Renaming live columns

Database rename support does not remove application compatibility risk. The risk lives in everything still reading the old field.

Creating indexes on hot tables

Indexes are often required, but they can add lock risk, write cost, and rollout pressure on high-traffic tables.

This matters especially when the migration exists to support a performance fix, as in How to Find and Fix Slow SQL Queries in Production and Why Database Indexes Didn’t Fix Your Slow Query.

Splitting tables

This usually requires dual writes, read fallback logic, and validation that old and new structures stay consistent.

That is often an application migration disguised as a schema migration.

Changes that affect public API contracts

If the schema change also alters request or response semantics, the rollout has to preserve client compatibility too. That is where migrations overlap with API Versioning Without Breaking Clients.


Why Mixed-State Data Matters So Much

One of the most common migration mistakes is testing only the final desired state.

Production spends time in intermediate states where rows are not backfilled yet, old and new columns are both present, readers are split between old and new assumptions, and background jobs still use older application code.

That mixed state is where many incidents happen.

It is not just an application concern. Concurrency and transaction visibility can also matter while reads, writes, and backfills overlap. For that side of the model, see SQL Isolation Levels Explained.


What To Test Before Production

Migration safety is not just "did the SQL run?"

You want confidence that:

1. Old code still works after schema expansion

The currently deployed version should survive the expansion step.

2. New code works with mixed-state data

Test rows that are not backfilled, partially backfilled, and fully backfilled.

3. Backfill can pause and resume safely

If the process stops halfway, you should understand how it resumes.

4. Contracts and persistence still hold

If the migration affects the application boundary, integration tests that verify real writes and reads become especially valuable. See How to Write API Integration Tests.


Monitoring During The Rollout

Treat a production migration like any other high-risk change.

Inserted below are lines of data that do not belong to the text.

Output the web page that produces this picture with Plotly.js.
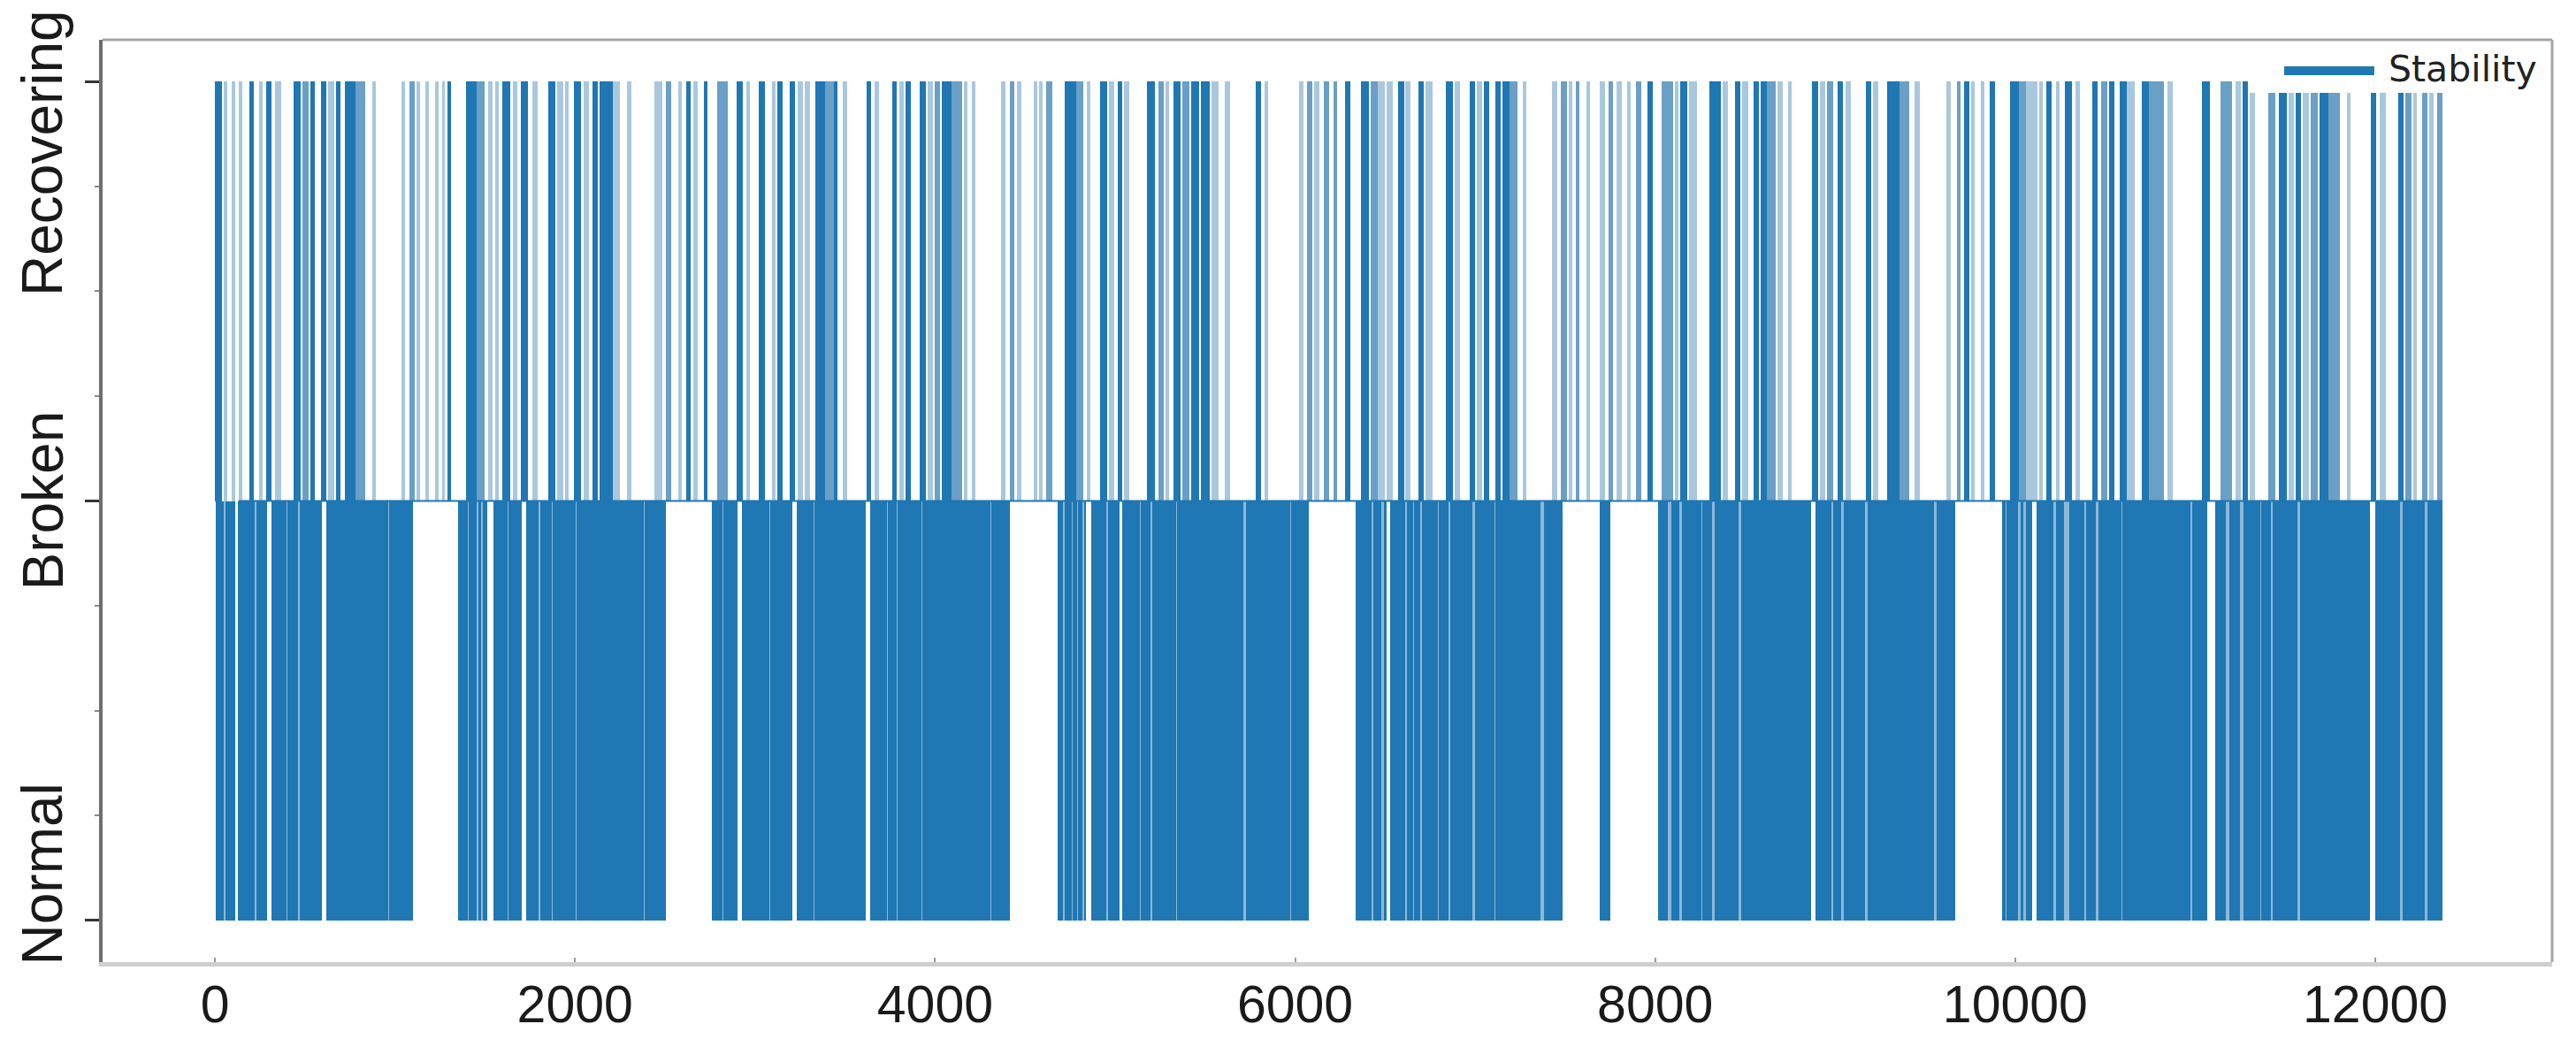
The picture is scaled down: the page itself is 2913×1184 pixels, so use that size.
<!DOCTYPE html>
<html><head><meta charset="utf-8">
<script src="https://cdn.plot.ly/plotly-3.0.1.min.js"></script>
<style>html,body{margin:0;padding:0;background:#fff}#chart{width:2913px;height:1184px}</style>
</head><body><div id="chart"></div>
<script>
// ---- data ----
const stateLabels = ['Normal', 'Broken', 'Recovering'];
const stateValues = [0, 1, 2];
const xTickValues = [0, 2000, 4000, 6000, 8000, 10000, 12000];
const xTickLabels = ['0', '2000', '4000', '6000', '8000', '10000', '12000'];
const seriesName = 'Stability';

// time span over which the signal rests at Broken between episodes
const brokenSpan = [131, 12373];

// runs where the signal keeps dropping to Normal  [start, end]
const normalRuns = [
 [5,50],[57,112],[128,223],[229,288],[314,396],[402,463],[469,594],[620,963],[969,1099],
 [1353,1404],[1408,1455],[1462,1480],[1486,1514],[1545,1626],[1632,1702],[1728,1800],[1805,1870],[1876,2003],[2008,2380],[2386,2504],
 [2758,2820],[2826,2903],[2929,3078],[3086,3208],[3232,3323],[3329,3614],[3640,3731],[3737,3785],[3793,3924],[3930,4306],[4312,4416],
 [4681,4712],[4720,4760],[4766,4790],[4796,4818],[4826,4838],[4868,4952],[4960,5025],[5040,5136],[5142,5196],[5204,5340],[5346,5712],[5728,5971],[5977,6076],
 [6337,6425],[6435,6480],[6492,6510],[6530,6610],[6620,6655],[6662,6697],[6705,6792],[6798,6850],[6860,6985],[6998,7108],[7114,7365],[7380,7488],
 [7691,7752],
 [8017,8072],[8090,8135],[8150,8258],[8264,8318],[8328,8462],[8476,8866],[8890,8980],[8988,9032],[9046,9165],[9178,9548],[9565,9664],
 [9929,9944],[9952,10015],[10030,10045],[10058,10095],[10120,10210],[10226,10272],[10298,10385],[10395,10445],[10460,10588],[10596,10974],[10982,11065],
 [11110,11168],[11190,11250],[11270,11360],[11368,11422],[11430,11565],[11580,11968],[12000,12136],[12150,12277],[12287,12373]
];

// short stretches inside those runs where drops to Normal are only occasional
const normalSparse = [
 [50,57],[223,229],[396,402],[463,469],[963,969],
 [1404,1408],[1455,1462],[1480,1486],[1626,1632],[1800,1805],[1870,1876],[2003,2008],[2380,2386],
 [2820,2826],[3078,3086],[3323,3329],[3731,3737],[3785,3793],[3924,3930],[4306,4312],
 [4712,4720],[4760,4766],[4790,4796],[4818,4826],[4952,4960],[5136,5142],[5196,5204],[5340,5346],[5712,5728],[5971,5977],
 [6425,6435],[6480,6492],[6610,6620],[6655,6662],[6697,6705],[6792,6798],[6850,6860],[6985,6998],[7108,7114],[7365,7380],
 [8072,8090],[8135,8150],[8258,8264],[8318,8328],[8462,8476],[8980,8988],[9032,9046],[9165,9178],[9548,9565],
 [9944,9952],[10015,10030],[10045,10058],[10210,10226],[10272,10298],[10385,10395],[10445,10460],[10588,10596],[10974,10982],
 [11168,11190],[11250,11270],[11360,11368],[11422,11430],[11565,11580],[12136,12150],[12277,12287]
];

// episodes up to Recovering, dense clusters  [start, end]
const recoveringDense = [
 [0,40],[192,217],[284,315],[437,478],[528,555],[590,620],[671,695],[722,783],[1292,1313],[1394,1455],[1598,1638],[1700,1740],[1852,1893],[1995,2035],[2097,2127],[2137,2209],[2616,2640],[2714,2738],[2897,2932],[3023,3054],
 [3123,3153],[3194,3224],[3336,3387],[3438,3459],[3622,3642],[3764,3789],[3835,3866],[3917,3947],[4039,4090],[4721,4782],[4915,4955],[5017,5037],[5179,5220],[5322,5363],[5424,5465],[5475,5526],[5780,5811],
 [6276,6306],[6367,6408],[6571,6606],[6683,6714],[6836,6877],[6968,6999],[7050,7080],[7111,7141],[7152,7192],[7956,7986],[8139,8180],[8302,8363],[8445,8475],[8546,8577],[8587,8618],[8872,8903],[9015,9045],[9168,9198],[9290,9359],
 [9715,9746],[9858,9888],[9970,10021],[10173,10204],[10275,10316],[10428,10458],[10520,10550],[10581,10621],[10703,10744],[11039,11080],[11263,11293],[11466,11507],[11558,11589],[11690,11741],[11976,12006],[12128,12159]
];

// episodes up to Recovering, medium density
const recoveringMedium = [
 [488,518],[783,834],[1078,1109],[1455,1496],[2504,2534],[2789,2850],
 [3387,3438],[3998,4029],[4090,4151],[4416,4440],[4619,4650],[4782,4823],[5241,5271],[5373,5414],[6065,6096],[6157,6188],
 [6215,6235],[6418,6459],[7192,7233],[7477,7508],[7559,7579],[7742,7767],[7895,7925],[8037,8098],[8618,8669],[8956,8987],
 [9359,9410],[9674,9695],[10021,10061],[10479,10509],[10744,10825],[11141,11202],[11405,11446],[11640,11680],[11741,11802],[12169,12200],[12261,12291],[12342,12373]
];

// single short episodes up to Recovering
const recoveringSparse = [
 [50,70],[91,115],[131,152],[243,264],[335,366],[630,661],[875,895],[1038,1058],[1119,1139],[1170,1190],[1221,1241],[1262,1278],[1516,1541],[1557,1577],[1655,1679],[1761,1791],[1903,1934],[1944,1964],[2046,2076],[2209,2249],[2290,2315],[2443,2484],[2575,2595],[2657,2681],[2952,2972],
 [3092,3112],[3235,3265],[3275,3306],[3489,3510],[3662,3687],[3801,3825],[3958,3988],[4161,4182],[4202,4222],[4365,4391],[4457,4481],[4548,4568],[4579,4599],[4843,4864],[4966,4996],[5047,5078],[5281,5302],[5536,5577],[5607,5638],[5831,5851],[6021,6045],[6106,6137],
 [6459,6500],[6510,6541],[6612,6642],[6724,6765],[6887,6917],[7009,7040],[7264,7284],[7426,7457],[7518,7538],[7620,7640],[7691,7722],[7783,7813],[7844,7864],[8109,8129],[8190,8231],[8373,8404],[8485,8516],[8679,8709],[8740,8760],[8913,8944],[9056,9086],[9208,9239],
 [9440,9471],[9619,9644],[9756,9776],[9807,9827],[10061,10122],[10133,10153],[10224,10245],[10336,10357],[10621,10662],[10845,10876],[11222,11253],[11303,11334],[11518,11548],[11599,11629],[11843,11863],[12026,12057],[12210,12230],[12301,12322]
];

// ---- drawing ----
const BLUE = '#1f77b4';
function runBars(runs, lo, hi, color) {
  return {
    type: 'bar',
    x: runs.map(r => (r[0] + r[1]) / 2),
    width: runs.map(r => r[1] - r[0]),
    base: runs.map(() => lo),
    y: runs.map(() => hi - lo),
    marker: {color: color, line: {width: 0}},
    showlegend: false,
    hoverinfo: 'skip'
  };
}

const traces = [
  runBars(normalRuns, stateValues[0], stateValues[1], BLUE),
  runBars(normalSparse, stateValues[0], stateValues[1], '#8db8d6'),
  runBars(recoveringSparse, stateValues[1], stateValues[2], '#a9c8dd'),
  runBars(recoveringMedium, stateValues[1], stateValues[2], '#6a9fc6'),
  runBars(recoveringDense, stateValues[1], stateValues[2], BLUE),
  {
    type: 'scatter', mode: 'lines', name: seriesName,
    x: brokenSpan, y: [stateValues[1], stateValues[1]],
    line: {color: BLUE, width: 2},
    showlegend: false, hoverinfo: 'skip'
  }
];

const labelPos = [0.11, 1.0, 1.83];
const annotations = stateLabels.map((t, i) => ({
  text: t, xref: 'paper', yref: 'y', x: 0, y: labelPos[i],
  xanchor: 'right', yanchor: 'middle', xshift: -30, textangle: -90, showarrow: false,
  font: {family: 'Liberation Sans, Arial, sans-serif', size: 64, color: '#1a1a1a'}
}));
annotations.push({
  text: seriesName, xref: 'paper', yref: 'paper', x: 0.9325, y: 0.968,
  xanchor: 'left', yanchor: 'middle', showarrow: false,
  font: {family: 'DejaVu Sans, sans-serif', size: 41, color: '#222'}
});

const layout = {
  width: 2913, height: 1184,
  margin: {l: 116, r: 27, t: 45, b: 96},
  paper_bgcolor: '#fff', plot_bgcolor: '#fff',
  barmode: 'overlay', bargap: 0,
  showlegend: false,
  xaxis: {
    range: [-624, 12982], tickmode: 'array', tickvals: xTickValues, ticktext: xTickLabels,
    ticks: 'inside', ticklen: 5, tickwidth: 2, tickcolor: '#999',
    showgrid: false, zeroline: false,
    showline: true, linecolor: '#cfcfcf', linewidth: 5,
    tickfont: {family: 'Liberation Sans, Arial, sans-serif', size: 59, color: '#1a1a1a'},
    ticklabelstandoff: -8
  },
  yaxis: {
    range: [-0.1, 2.1], tickmode: 'array', tickvals: stateValues, showticklabels: false,
    ticks: 'outside', ticklen: 16, tickwidth: 3, tickcolor: '#333',
    minor: {tickmode: 'linear', tick0: 0, dtick: 0.25, ticks: 'outside', ticklen: 5, tickwidth: 2, tickcolor: '#888'},
    showgrid: false, zeroline: false,
    showline: true, linecolor: '#6e6e6e', linewidth: 4
  },
  shapes: [
    {type: 'line', xref: 'paper', yref: 'paper', x0: 0, x1: 1, y0: 1, y1: 1, line: {color: '#a6a6a6', width: 3}},
    {type: 'line', xref: 'paper', yref: 'paper', x0: 1, x1: 1, y0: 0, y1: 1, line: {color: '#a6a6a6', width: 3}},
    {type: 'rect', xref: 'paper', yref: 'paper', x0: 0.8758, x1: 0.9985, y0: 0.9425, y1: 0.998, fillcolor: '#fff', line: {width: 0}, layer: 'above'},
    {type: 'line', xref: 'paper', yref: 'paper', x0: 0.8906, x1: 0.9274, y0: 0.9665, y1: 0.9665, line: {color: BLUE, width: 10}, layer: 'above'}
  ],
  annotations: annotations
};

Plotly.newPlot('chart', traces, layout, {displayModeBar: false, staticPlot: true});
</script>
</body></html>
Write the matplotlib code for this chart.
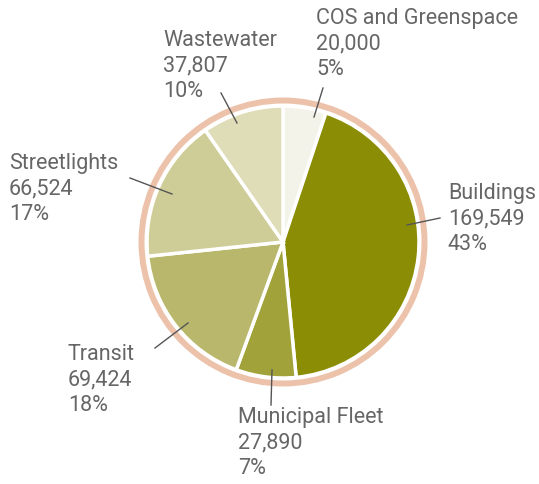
import matplotlib.pyplot as plt
from matplotlib.patches import Wedge

# data
categories = ['COS and Greenspace', 'Buildings', 'Municipal Fleet', 'Transit', 'Streetlights', 'Wastewater']
values = [20000, 169549, 27890, 69424, 66524, 37807]
percents = ['5%', '43%', '7%', '18%', '17%', '10%']
colors = ['#F4F3EA', '#8B8E05', '#A2A23B', '#B8B76B', '#CFCD97', '#DFDCB8']

# label layout in pixels (text left/top, leader start, leader end)
W, H = 539, 484
label_pos = [(316, 8), (448, 183), (238, 407), (68, 344), (9, 153), (163, 30)]
leaders = [((314, 117), (323, 88)), ((407, 225), (440, 218)), ((272, 370), (271, 405)),
           ((188, 323), (155, 348)), ((172, 194), (130, 178)), ((237, 123), (221, 93))]

CX, CY, R = 283, 242, 136

fig = plt.figure(figsize=(W / 100, H / 100), dpi=100)
ax = fig.add_axes([0, 0, 1, 1])

# outer ring
ax.add_patch(Wedge((CX, H - CY), 144.5, 0, 360, width=6, facecolor='#EDC2AA', edgecolor='none'))

ax.pie(values, colors=colors, startangle=90, counterclock=False, center=(CX, H - CY), radius=R,
       wedgeprops=dict(edgecolor='white', linewidth=2.5), frame=True)
ax.set_xlim(0, W)
ax.set_ylim(0, H)
ax.set_aspect('equal')
ax.axis('off')

for cat, val, pct, (tx, ty), (p0, p1) in zip(categories, values, percents, label_pos, leaders):
    ax.plot([p0[0], p1[0]], [H - p0[1], H - p1[1]], color='#555555', linewidth=1)
    ax.text(tx, H - ty, f'{cat}\n{val:,}\n{pct}', ha='left', va='top', fontsize=15.5,
            family='Roboto', color='#666666', linespacing=1.27)

fig.savefig('out.png', dpi=100)
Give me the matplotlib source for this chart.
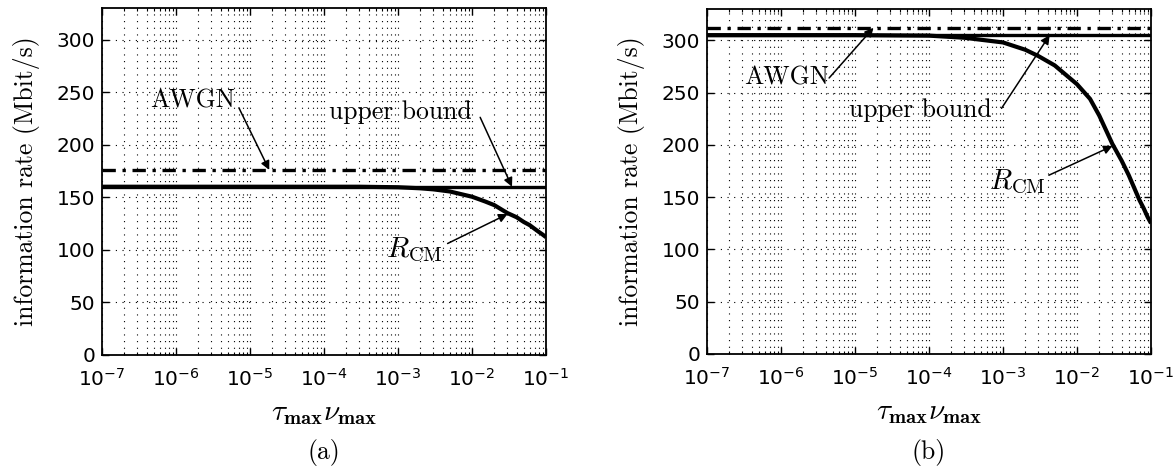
import numpy as np
import matplotlib
matplotlib.use('Agg')
import matplotlib.pyplot as plt
from matplotlib.ticker import LogLocator, NullFormatter

plt.rcParams['font.family'] = ['DejaVu Sans']
plt.rcParams['mathtext.fontset'] = 'cm'
plt.rcParams['axes.unicode_minus'] = False

# tau_max * nu_max sample points (shared by both panels)
spread = [1e-7, 1e-6, 1e-5, 1e-4, 3e-4, 1e-3, 2e-3, 3e-3, 5e-3,
          1e-2, 1.5e-2, 2e-2, 3e-2, 4e-2, 5e-2, 6e-2, 7e-2, 8e-2, 9e-2, 1e-1]

# panel (a): information rates in Mbit/s
rcm_a = [160, 160, 160, 160, 160, 159.5, 158.5, 157.5, 155.5,
         150.5, 146, 142.5, 135, 131, 126.5, 123.5, 120, 117, 114.5, 112]
upper_a = 160
awgn_a = 176

# panel (b)
rcm_b = [305, 305, 305, 304.5, 302.5, 298, 291, 285, 276,
         258, 244, 228, 201, 185, 171, 158, 147, 139, 131, 125]
upper_b = 305
awgn_b = 312

yticks = [0, 50, 100, 150, 200, 250, 300]
panel_names = ['(a)', '(b)']

serif = 'cmr10'
FS = 18.5


def setup(ax):
    ax.set_xscale('log')
    ax.set_xlim(1e-7, 1e-1)
    ax.set_ylim(0, 330)
    ax.set_yticks(yticks)
    ax.xaxis.set_major_locator(LogLocator(base=10, numticks=10))
    ax.xaxis.set_minor_locator(LogLocator(base=10, subs=np.arange(2, 10), numticks=100))
    ax.xaxis.set_minor_formatter(NullFormatter())
    ax.grid(True, which='major', color='k', lw=0.8, ls=(0, (1, 5)))
    ax.grid(True, which='minor', axis='x', color='k', lw=0.8, ls=(0, (1, 5)))
    ax.tick_params(which='both', direction='in', top=True, right=True,
                   labelsize=14.5)
    ax.tick_params(axis='x', which='major', pad=9)
    ax.tick_params(axis='y', which='major', pad=5)
    ax.tick_params(which='major', length=5, width=1)
    ax.tick_params(which='minor', length=2.5, width=0.8)
    for s in ax.spines.values():
        s.set_linewidth(1.3)
    ax.set_ylabel('information rate (Mbit/s)', family=serif, fontsize=FS, labelpad=12)
    ax.set_xlabel(r'$\tau_{\mathbf{max}}\nu_{\mathbf{max}}$', fontsize=21, labelpad=7)


def arrow(ax, start, tip):
    ax.annotate('', xy=tip, xytext=start,
                arrowprops=dict(arrowstyle='-|>', lw=1.1, color='k',
                                mutation_scale=13, shrinkA=0, shrinkB=0))


fig = plt.figure(figsize=(11.75, 4.68), dpi=100)
ax1 = fig.add_axes([0.0868, 0.2415, 0.3779, 0.7415])
ax2 = fig.add_axes([0.6017, 0.2436, 0.3779, 0.7372])

for ax, rcm, ub, awgn in [(ax1, rcm_a, upper_a, awgn_a), (ax2, rcm_b, upper_b, awgn_b)]:
    setup(ax)
    ax.plot(spread, rcm, color='k', lw=3, solid_capstyle='butt', solid_joinstyle='round')
    ax.axhline(ub, color='k', lw=2.4)
    ax.axhline(awgn, color='k', lw=2.4, ls=(0, (4, 2, 1, 2)))

# labels with arrows, panel (a)
ax1.text(10**-5.78, 242, 'AWGN', family=serif, fontsize=FS, ha='center', va='center')
arrow(ax1, (10**-5.15, 235), (10**-4.74, awgn_a))
ax1.text(10**-2.97, 231, 'upper bound', family=serif, fontsize=FS, ha='center', va='center')
arrow(ax1, (10**-1.89, 226), (10**-1.46, upper_a))
ax1.text(10**-2.78, 100, r'$R_{\mathrm{CM}}$', fontsize=21, ha='center', va='center')
arrow(ax1, (10**-2.33, 106), (10**-1.52, 134))

# panel (b)
ax2.text(10**-5.93, 264, 'AWGN', family=serif, fontsize=FS, ha='center', va='center')
arrow(ax2, (10**-5.35, 264), (10**-4.75, awgn_b))
ax2.text(10**-4.12, 233, 'upper bound', family=serif, fontsize=FS, ha='center', va='center')
arrow(ax2, (10**-3.02, 235), (10**-2.37, upper_b))
ax2.text(10**-2.80, 165, r'$R_{\mathrm{CM}}$', fontsize=21, ha='center', va='center')
arrow(ax2, (10**-2.38, 171), (10**-1.52, 199))

for ax, name in zip([ax1, ax2], panel_names):
    x0 = ax.get_position().x0 + ax.get_position().width / 2
    fig.text(x0, 0.034, name, family=serif, fontsize=FS, ha='center', va='center')

fig.savefig('out.png', dpi=100)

Watch query latency, lock wait time, endpoint error rate, database CPU and IO, replication lag, fallback-read frequency, and backfill progress and retry behavior.

If the migration affects critical traffic, define pause conditions before you start.

Good pause conditions are concrete: replication lag crosses a threshold, write latency rises beyond an agreed limit, error rate increases on the affected endpoint, or backfill progress stalls for longer than expected.

"We will see how it looks" is not a rollout strategy.


Common Mistakes

These are the mistakes that repeatedly make migrations riskier than they need to be: removing old schema in the first deploy, assuming one deployment wave means one application version, enforcing strict constraints before history is ready, running backfills without throttling or resumability, forgetting workers, scripts, or secondary services, treating rollback as a guaranteed escape hatch, or shipping the migration without production-oriented monitoring.

Most migration failures are not caused by exotic database behavior. They come from sequencing mistakes and hidden dependencies.


A Practical Rollout Checklist

Before shipping:

  1. confirm whether the change is backward-compatible
  2. identify all readers and writers, including jobs and secondary services
  3. plan expansion, compatibility, backfill, read switch, and contraction separately
  4. decide how to pause safely if metrics worsen
  5. test mixed-state data, not just final state

During rollout:

  1. expand first
  2. deploy compatibility code
  3. backfill gradually
  4. switch reads with monitoring
  5. stop old writes
  6. contract only after stability is proven

This is usually slower than teams want. It is still much faster than debugging a production outage caused by a "simple" migration.


Final Thoughts

Safe database migrations are compatibility rollouts, not just schema edits.

They work when the system can tolerate overlap between old and new code, old and new schema, and old and new data assumptions.

The expand-and-contract pattern works because it accepts that production reality instead of pretending the whole system will switch at once.